Release CI Notes

What Went Wrong

Full validation was started before all provider keys were proven valid.
GitHub secret presence was confused with key validity.
Repeated gh run view and log fetches exhausted REST quota.
Parent run state was less useful than child run evidence.
Live-cache failures needed structured classification: invalid key, empty provider output, timeout, or real cache regression.
Background watchers accumulated and made interruption recovery harder.

Run provider-secret preflight first. Require real /models or equivalent endpoint checks for release-blocking providers.
Keep one watcher open. Use child summaries every few minutes, not every few seconds.
Fetch failed-job logs only after a job reaches a terminal failing state.
Prefer narrow rerun_group recovery after a focused fix.
Leave bad secrets unset.

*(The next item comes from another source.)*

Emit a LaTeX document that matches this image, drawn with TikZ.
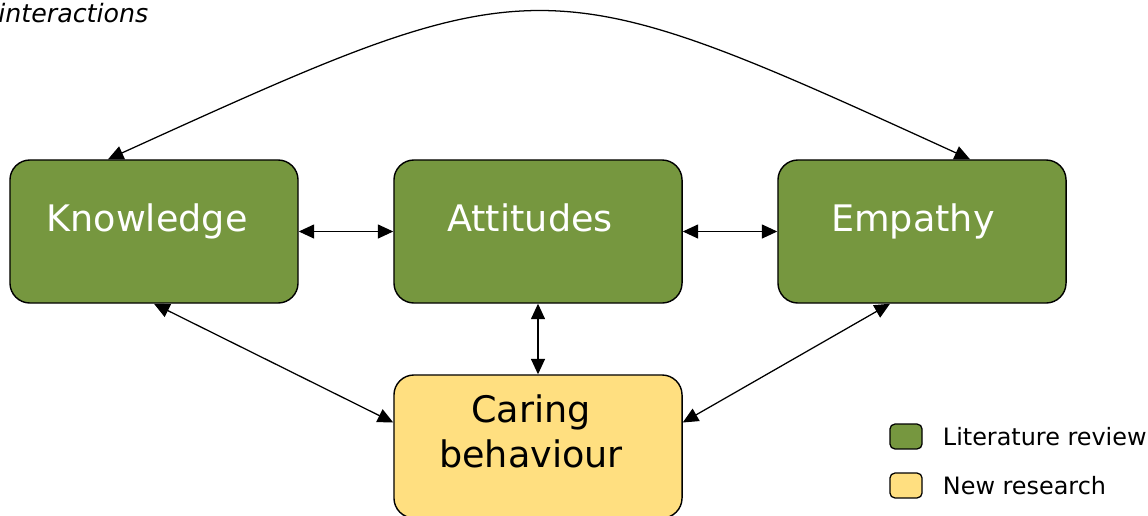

A 401 candidate from 1Password should not overwrite GitHub.
Make the final release evidence note durable: parent URL, child run URLs, SHA, command proof, and gaps.

Empty text with token usage is a provider/output issue until proven otherwise.
Retry lane-level mismatches once with a fresh session id.
Keep cache baselines strict, but log enough structured usage to distinguish cache miss from response mismatch.
If a provider key validates locally but fails in Actions, inspect whether the workflow reads the expected secret name.